Зато знаю, что привычный сценический комический образ потеснился — вот чудеса театра! — уступив место образу трагическому: на сцене Театра Сатиры Ширвиндт сыграл Мольера в пьесе Михаила Булгакова “Кабала святош”.

В этой роли на сцену выходили первоклассные актеры: Олег Ефремов, Сергей Юрский, Юрий Соломин. Не забыть телевизионной версии Анатолия Эфроса, где Мольером был Юрий Любимов. Александр Ширвиндт играл то, чего не довелось видеть ни у кого — исчерпанность жизни. Играл так, как будто у него был сплошной крупный план: столько тонкости, столько нюансов было в выражении этого лица, в этих опущенных углах рта, в мудрых, трагических глазах. И когда наступал момент, что он не мог говорить, потому что горло его перехватывало от скрытого рыданья, у нас перехватывало горло от того же.

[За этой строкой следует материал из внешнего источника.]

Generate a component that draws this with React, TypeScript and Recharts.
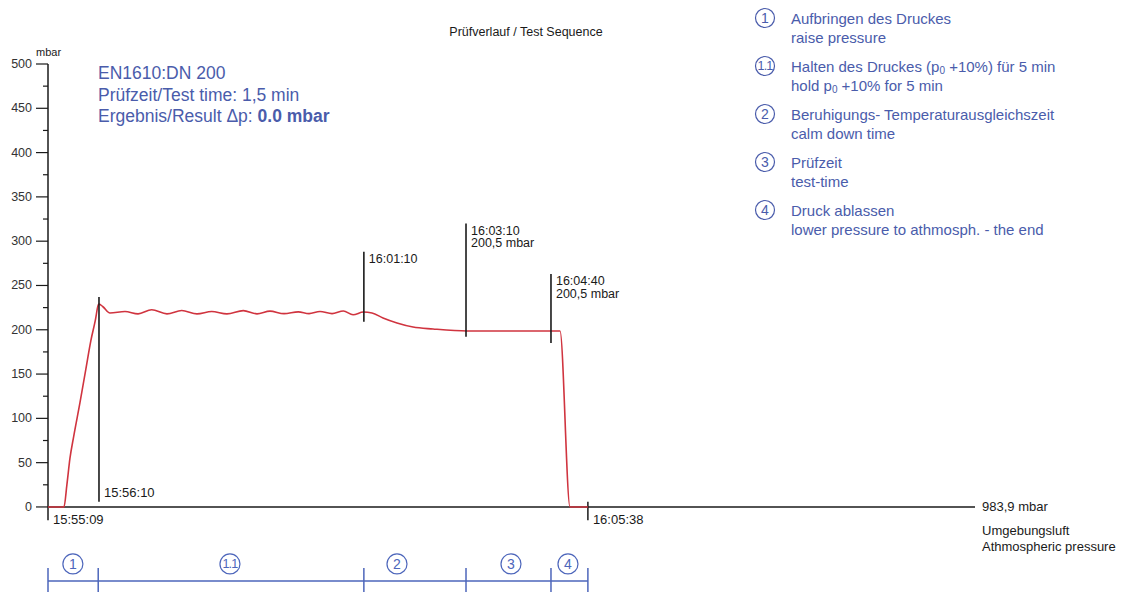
import React from 'react';
import { LineChart, Line, XAxis, YAxis, ReferenceLine, ReferenceDot, Customized } from 'recharts';

// pressure curve: seconds after 15:55:09 / mbar
const timeSec = [0, 18.6, 22, 25.6, 30, 37.3, 44, 50, 55, 58.6, 59.4, 64, 72.2, 89.7, 104.9, 120.8, 138.6, 155.8, 173.6, 190.7, 208.5, 227.5, 243.5, 258.6, 275, 291.6, 304.1, 316.9, 330.9, 344.1, 355.4, 367.4, 377.5, 390.3, 406.6, 425.3, 448.6, 488.2, 573.2, 596.5, 608.2, 629];
const pressure = [0, 0, 25, 55, 80, 118, 155, 188, 210, 228, 229, 226, 219, 220.6, 218, 222.6, 218, 221.8, 218, 220.6, 218, 221.6, 218, 221, 218.2, 220.2, 218.2, 220.6, 218.2, 221.2, 217, 220, 219, 213.3, 207.7, 203.1, 200.9, 198.6, 198.6, 198.6, 0, 0];

const yTicks = [0, 25, 50, 75, 100, 125, 150, 175, 200, 225, 250, 275, 300, 325, 350, 375, 400, 425, 450, 475, 500];

// vertical markers
const markerTime = ['15:56:10', '16:01:10', '16:03:10', '16:04:40'];
const markerSec = [59.4, 368, 487, 586];
const markerTop = [237, 288, 320, 263];
const markerBottom = [6, 209, 192, 185];
const markerValue = ['', '', '200,5 mbar', '200,5 mbar'];

const endTime = ['15:55:09', '16:05:38'];
const endSec = [0, 629];

// phase bar
const phaseBounds = [0, 58.5, 368, 487, 586, 629];
const phaseLabels = ['1', '1.1', '2', '3', '4'];
const phaseCircleSec = [29, 212, 406.6, 539.4, 605.8];

// legend
const legendDe = ['Aufbringen des Druckes', 'Halten des Druckes (p_0 +10%) für 5 min', 'Beruhigungs- Temperaturausgleichszeit', 'Prüfzeit', 'Druck ablassen'];
const legendEn = ['raise pressure', 'hold p_0 +10% for 5 min', 'calm down time', 'test-time', 'lower pressure to athmosph. - the end'];

const infoLines = ['EN1610:DN 200', 'Prüfzeit/Test time: 1,5 min', 'Ergebnis/Result \u0394p: '];
const resultValue = '0.0 mbar';

const data = timeSec.map((t, i) => ({ t, p: pressure[i] }));

const BLUE = '#4a5cab';
const BAR_BLUE = '#4d66bb';
const RED = '#d0343f';
const INK = '#1a1a1a';
const FONT = '"Liberation Sans", Arial, sans-serif';

const withSub = (s: string) => {
  const parts = s.split('_0');
  const out: React.ReactNode[] = [];
  parts.forEach((part, k) => {
    if (k > 0) {
      out.push(<tspan key={'s' + k} fontSize="10" dy={4}>0</tspan>);
      out.push(<tspan key={'p' + k} dy={-4}>{part}</tspan>);
    } else {
      out.push(<tspan key={'p' + k}>{part}</tspan>);
    }
  });
  return out;
};

const YTick = (props: any) => {
  const { x, y, payload } = props;
  const major = payload.value % 50 === 0;
  return (
    <g>
      <line x1={x - (major ? 12 : 5)} x2={x} y1={y} y2={y} stroke={INK} strokeWidth={1.2} />
      {major && (
        <text x={x - 16} y={y} textAnchor="end" dominantBaseline="central" fontSize={12.5} fill="#333">
          {payload.value}
        </text>
      )}
    </g>
  );
};

const Overlay = () => (
  <g fontFamily={FONT}>
    <text x={526} y={32} textAnchor="middle" dominantBaseline="central" fontSize={12.5} fill={INK}>
      Prüfverlauf / Test Sequence
    </text>
    <text x={36} y={52} dominantBaseline="central" fontSize={11} fill={INK}>mbar</text>
    {infoLines.map((s, i) => (
      <text key={i} x={98} y={73 + i * 21.5} dominantBaseline="central" fontSize={17.5} fill={BLUE}>
        {s}
        {i === 2 && <tspan fontWeight="bold">{resultValue}</tspan>}
      </text>
    ))}
    {phaseLabels.map((n, i) => {
      const cy = 18 + i * 48;
      return (
        <g key={i}>
          <circle cx={765} cy={cy} r={9.5} fill="none" stroke={BLUE} strokeWidth={1.2} />
          <text x={765} y={cy} textAnchor="middle" dominantBaseline="central" fontSize={n.length > 1 ? 12.5 : 14} letterSpacing={n.length > 1 ? -0.8 : 0} fill={BLUE}>{n}</text>
          <text x={791} y={cy} dominantBaseline="central" fontSize={15} fill={BLUE}>{withSub(legendDe[i])}</text>
          <text x={791} y={cy + 19} dominantBaseline="central" fontSize={15} fill={BLUE}>{withSub(legendEn[i])}</text>
        </g>
      );
    })}
  </g>
);

const markerLabel = (i: number) => (p: any) => {
  const vb = p.viewBox || {};
  const x = vb.x + 5;
  if (i === 0) {
    return (
      <text x={x} y={vb.y + vb.height - 9} dominantBaseline="central" fontSize={13} fill={INK} fontFamily={FONT}>
        {markerTime[i]}
      </text>
    );
  }
  return (
    <g fontFamily={FONT} fontSize={12.5} fill={INK}>
      <text x={x} y={vb.y + 7.5} dominantBaseline="central">{markerTime[i]}</text>
      {markerValue[i] && <text x={x} y={vb.y + 20} dominantBaseline="central">{markerValue[i]}</text>}
    </g>
  );
};

const endLabel = (i: number) => (p: any) => {
  const vb = p.viewBox || {};
  return (
    <text x={vb.x + 5} y={vb.y + vb.height - 1} dominantBaseline="central" fontSize={13} fill={INK} fontFamily={FONT}>
      {endTime[i]}
    </text>
  );
};

const axisLabel = (p: any) => {
  const vb = p.viewBox || {};
  const x = vb.x + vb.width + 7;
  return (
    <g fontFamily={FONT} fontSize={13} fill={INK}>
      <text x={x} y={vb.y} dominantBaseline="central">983,9 mbar</text>
      <text x={x} y={vb.y + 24} dominantBaseline="central">Umgebungsluft</text>
      <text x={x} y={vb.y + 40} dominantBaseline="central">Athmospheric pressure</text>
    </g>
  );
};

export default function App() {
  return (
    <div style={{ position: 'absolute', left: 0, top: 0, width: 1124, height: 592, background: '#fff' }}>
      <LineChart
        width={1124}
        height={592}
        data={data}
        margin={{ top: 64, right: 149, bottom: 0, left: 0 }}
        style={{ fontFamily: FONT }}
      >
        <XAxis type="number" dataKey="t" domain={[0, 1080]} hide />
        <YAxis
          type="number"
          domain={[-96, 500]}
          ticks={yTicks}
          interval={0}
          width={48}
          axisLine={false}
          tickLine={false}
          tickSize={0}
          tickMargin={0}
          tick={<YTick />}
        />
        {/* axes */}
        <ReferenceLine segment={[{ x: 0, y: -15 }, { x: 0, y: 500 }]} stroke={INK} strokeWidth={1.5} label={endLabel(0)} />
        <ReferenceLine segment={[{ x: 0, y: 0 }, { x: 1080, y: 0 }]} stroke={INK} strokeWidth={1.5} label={axisLabel} />
        <ReferenceLine segment={[{ x: endSec[1], y: 6 }, { x: endSec[1], y: -15 }]} stroke={INK} strokeWidth={1.5} label={endLabel(1)} />

        <Line dataKey="p" type="monotone" stroke={RED} strokeWidth={1.6} dot={false} isAnimationActive={false} />

        {markerSec.map((s, i) => (
          <ReferenceLine
            key={'m' + i}
            segment={[{ x: s, y: markerBottom[i] }, { x: s, y: markerTop[i] }]}
            stroke={INK}
            strokeWidth={1.6}
            label={markerLabel(i)}
          />
        ))}

        {/* phase bar */}
        <ReferenceLine segment={[{ x: phaseBounds[0], y: -83.5 }, { x: phaseBounds[5], y: -83.5 }]} stroke={BAR_BLUE} strokeWidth={1.5} />
        {phaseBounds.map((s, i) => (
          <ReferenceLine key={'b' + i} segment={[{ x: s, y: -69 }, { x: s, y: -96 }]} stroke={BAR_BLUE} strokeWidth={1.5} />
        ))}
        {phaseLabels.map((n, i) => (
          <ReferenceDot
            key={'c' + i}
            x={phaseCircleSec[i]}
            y={-64.3}
            r={10}
            shape={(p: any) => (
              <g>
                <circle cx={p.cx} cy={p.cy} r={10} fill="#fff" stroke={BAR_BLUE} strokeWidth={1.2} />
                <text x={p.cx} y={p.cy} textAnchor="middle" dominantBaseline="central" fontSize={n.length > 1 ? 12.5 : 14} letterSpacing={n.length > 1 ? -0.8 : 0} fill={BAR_BLUE} fontFamily={FONT}>{n}</text>
              </g>
            )}
          />
        ))}
        <Customized component={Overlay} />
      </LineChart>
    </div>
  );
}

Публика теснилась у выхода, мы теснились там же, когда окликнул проходивший мимо знакомый — человек, как говорится, нашего круга. “А что это вы тут делаете?” — спросил он с удивлением. Много лет мы не посещали этот театр — в Москве были другие театры, которые мы посещали. Я только молча махнула ему рукой.

Постраничные примечания

1 “Современная драматургия”, № 1, 1993 г.